Saturday, October 24, 2020

The best case against a Biden presidency: Him



Joe Biden is the biggest beneficiary of a biased media that seemingly will do anything to protect the Democratic Party. If the media covered Biden honestly, he most likely wouldn’t be the Democratic nominee. To put it simply, he doesn’t have what it takes to be president. 

That’s precisely why many in the media and Big Tech have worked to protect him. Facebook and Twitter have suppressed or censored information damaging to Biden’s candidacy; much of the media has downplayed negative news stories about him and refused to ask him tough questions, all while pushing dubious, anonymously sourced hit jobs on President Trump.

When you take a clear-eyed look at Biden, there is no meaningful case for his candidacy. His biggest argument is that he is the “good guy” in this election, which he describes as a “battle for the soul of the nation.” However, that façade was destroyed when the New York Post published his son's alleged emails. According to the Post’s reporting, those emails show Hunter Biden leveraging his last name to make millions of dollars from foreign actors while his father was vice president — and Joe Biden apparently knowing about it. 

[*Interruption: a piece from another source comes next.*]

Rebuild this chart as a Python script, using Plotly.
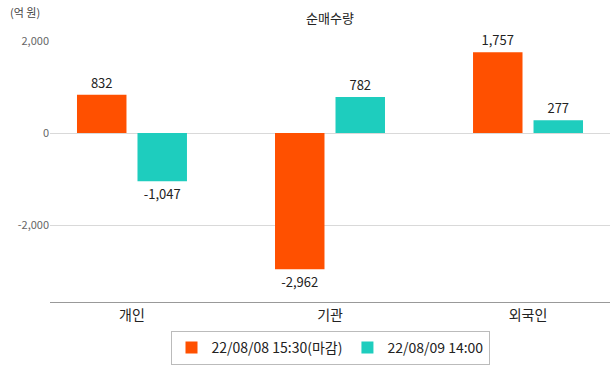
import plotly.graph_objects as go

categories = ["개인", "기관", "외국인"]
series_names = ["22/08/08 15:30(마감)", "22/08/09 14:00"]
values_0808 = [832, -2962, 1757]
values_0809 = [-1047, 782, 277]
colors = ["#FF5000", "#1ECDBE"]
y_ticks = [-2000, 0, 2000]
y_tick_labels = ["-2,000", "0", "2,000"]

FONT = "Noto Sans CJK KR"

fig = go.Figure()
for name, vals, col in zip(series_names, [values_0808, values_0809], colors):
    fig.add_trace(go.Bar(
        x=categories, y=vals, name=name, marker_color=col,
        marker_line_width=0,
        text=[f"{v:,}" for v in vals], textposition="outside",
        textfont=dict(size=13, color="#222", family=FONT),
        cliponaxis=False,
    ))

fig.update_layout(
    width=615, height=368,
    margin=dict(l=50, r=5, t=41, b=66, autoexpand=False),
    paper_bgcolor="white", plot_bgcolor="white",
    font=dict(family=FONT, color="#222"),
    barmode="group", bargap=0.389, bargroupgap=0.182,
    showlegend=True,
    title=dict(text="순매수량", x=0.5, xanchor="center", xref="paper",
               yref="container", y=1 - 18 / 368, yanchor="middle",
               font=dict(size=13, color="#222", family=FONT)),
    legend=dict(orientation="h", x=0.5, xanchor="center", xref="paper",
                yref="container", y=1 - 348 / 368, yanchor="middle",
                bordercolor="#bbbbbb", borderwidth=1,
                font=dict(size=14, color="#222", family=FONT), bgcolor="white",
                itemwidth=30, tracegroupgap=0),
)
fig.update_xaxes(range=[-0.414, 2.414], showline=True, linecolor="#999", linewidth=1,
                 ticks="", tickfont=dict(size=14, color="#222", family=FONT), showgrid=False,
                 fixedrange=True, automargin=False)
fig.update_yaxes(range=[-3674, 2000], tickvals=y_ticks, ticktext=y_tick_labels,
                 showgrid=True, gridcolor="#d9d9d9", gridwidth=1, zeroline=True,
                 zerolinecolor="#d9d9d9", zerolinewidth=1,
                 tickfont=dict(size=11, color="#666", family=FONT), ticks="", ticklen=0,
                 fixedrange=True, automargin=False)
fig.add_annotation(text="(억 원)", xref="paper", yref="paper", x=-42 / 560, y=1 + 29 / 261,
                   xanchor="left", yanchor="middle", showarrow=False,
                   font=dict(size=11, color="#444", family=FONT))

fig.write_html("out.html", config={"displayModeBar": False},
               post_script="document.body.style.margin='0';document.body.style.overflow='hidden';")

Last year, Joe Biden told the American people that “I have never spoken to my son about his overseas business dealings.” Yet the emails appear to contradict that. According to the Post’s reporting, a top Burisma Holdings executive emailed Hunter to thank him for an introduction to his father, then the vice president. If the email is authentic, the meeting would have taken place one year before Joe Biden publicly bragged about forcing the firing of a Ukrainian prosecutor who was investigating that Ukrainian energy firm for corruption.

Hunter Biden wasn’t just doing business in Ukraine, however. Separate emails suggest that he expected to be paid $10 million a year for “introductions alone” from China’s largest private energy company in a deal he allegedly said was of interest to him and his family, according to the Post. As Fox News reported, the emails raise questions about whether Joe Biden may have profited from some of the deals along with other family members.

But questions about Joe Biden’s character run deeper than this issue. His entire campaign was launched on a falsehood about a 2017 protest/rally in Charlottesville, Va., that turned deadly. Biden falsely asserted that President Trump called white supremacist protesters “very fine people,” which many news stories have repeated to this day. Perhaps that kind of fabrication should come as no surprise from someone who dropped out of the 1988 presidential race following a plagiarism scandal.

In reality, a transcript of Trump’s remarks on Charlottesville shows that he explicitly denounced white supremacists, stating: “I’m not talking about the neo-Nazis and white nationalists because they should be condemned totally.” 

Biden has unequivocally called Trump a racist. Yet, his own record on race has been widely criticized by fellow Democrats and others. In a June 2019 Democratic debate when they were still political rivals, Sen. Kamala Harris (D-Calif.) famously attacked him over that record, which includes working closely with Senate segregationists in the 1970s, eulogizing the late Sen. Robert Byrd (D-W.Va.) in 2010 despite Byrd’s past association with the KKK, and once declaring he didn’t want his children “to grow up in ... a racial jungle” caused by tensions over desegregation policies.

In this campaign, Biden has called for a return to national civility — yet he paved the way for incivility as a senator. As Senate Judiciary Committee chairman in the late 1980s and early 1990s, he led two of the most vitriolic, destructive Supreme Court confirmation hearings, for Judge Robert Bork and Justice Clarence Thomas. The smearing of Bork was so savage that to “Bork” someone has become a verb; Thomas called his hearing a “high-tech lynching.”

Voters have no reason to trust Biden on policies, either, because he has flip-flopped on nearly every major issue in his career. He abandoned his decades-held belief on the Hyde Amendment, which prevents taxpayer-funded abortions, after receiving 24 hours of criticism from pro-abortion groups. He changed his positions on China and on fracking, and he has refused repeatedly to explain his position on packing the Supreme Court. In fact, he first said voters would know “my position on court-packing the day after the election" before saying in last week’s ABC News town-hall interview that he would announce his position before Election Day — maybe.

Biden is the epitome of a Washington “swamp creature.” Despite being in public office for nearly five decades, he has managed to amass a nearly $9 million fortune; he has never been an executive or run anything. He is the very reason that many people support term limits for elected officials. 

The 2020 election will come down to a binary choice between Joe Biden and President Trump. While Trump certainly has his own faults, you always know where he stands and what he believes. What’s the case for Biden?